EBV-related ARN also tended to be more fulminant than VZV- or HSV-related ARN. ² This feature, compounded with posterior pole involvement, was the likely reason that in most reported cases the vision did not improve after treatment. In contrast, there was improvement in visual acuity seen in our patient soon after intravitreal ganciclovir injection, despite the fact that there was posterior pole and optic disc involvement.

For an immunocompromised patient with retinal necrosis, exudations and haemorrhages, CMV is the commonly suspected aetiology. CMV retinitis was most commonly seen in acquired immune deficiency syndrome patients, but with the advances in highly active antiretroviral therapy (HAART), proportionally more CMV retinitis cases are now found in patients receiving chemotherapy or immune suppression therapy. Our patient was immunocompromised and had recent systemic CMV infection, which greatly raised the risk of CMV retinitis. However, it was demonstrated that the sensitivity and specificity of using aqueous PCR to detect active CMV retinitis in acquired immune deficiency syndrome patient was as high as 93.5% and 100%, respectively. ⁵ Also, an undetectable plasma CMV DNA in PCR likely excludes CMV end-organ diseases. ⁶ Our patient had undetectable CMV DNA in PCR in both blood and aqueous specimen at the time of ophthalmic presentation. This was also true of the HSV and VZV testing. The exclusive positive results for EBV DNA in both blood and aqueous strongly supported his concurrent systemic and ocular EBV infection. In addition, the onset of ocular symptoms coincided with the time of maximal plasma EBV viral load (152,820 copies/mL; Figure 1), and at that time, the CMV viremia was already resolved. Nevertheless, it is still possible that the fundus presentation and symptoms were partly caused by CMV intraocular infection, but the viral load had already become undetectable after initial treatment.
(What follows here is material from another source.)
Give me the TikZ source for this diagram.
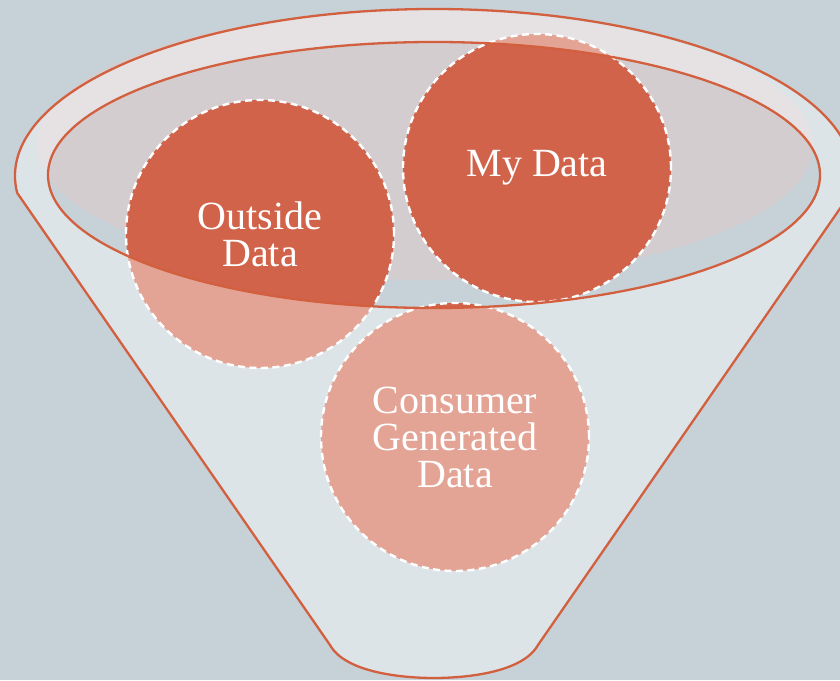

In terms of treatment, effective treatment for EBV retinitis is still unclear. In-vitro studies had shown that both acyclovir and ganciclovir inhibit EBV replication. ⁷ Clinically, acyclovir significantly decreases viral shedding in the oropharynx in infectious mononucleosis, but has no effect on disease duration.^8,9 As for EBV retinitis, among the reported cases some were treated with systemic acyclovir/ganciclovir, often with additional intravitreal antiviral injection due to its more aggressive nature. ² However, non-responder with subsequent vitrectomy was needed in many cases and the outcomes were poor. ² When our patient presented with ocular symptoms, our initial clinical impression was CMV infection, and we proceeded to inject intravitreal ganciclovir on the day of aqueous tapping. We speculate that the timely intravitreal injection and the fact that the patient was already under systemic acyclovir treatment for EBV viremia were the reasons for the relatively successful treatment. Two other cases were recently reported to have vision improvement after therapy. One improved after vitrectomy without any antiviral agents, ⁴ and the other was initially non-responsive to systemic ganciclovir or acyclovir, but improved after intravitreal methotrexate. ¹⁰ While our case provided more insight into this condition, the characteristics and the appropriate treatment for EBV intraocular infection still await further investigation.

Declaration of conflicting interests

The author(s) declared no potential conflicts of interest with respect to the research, authorship and/or publication of this article.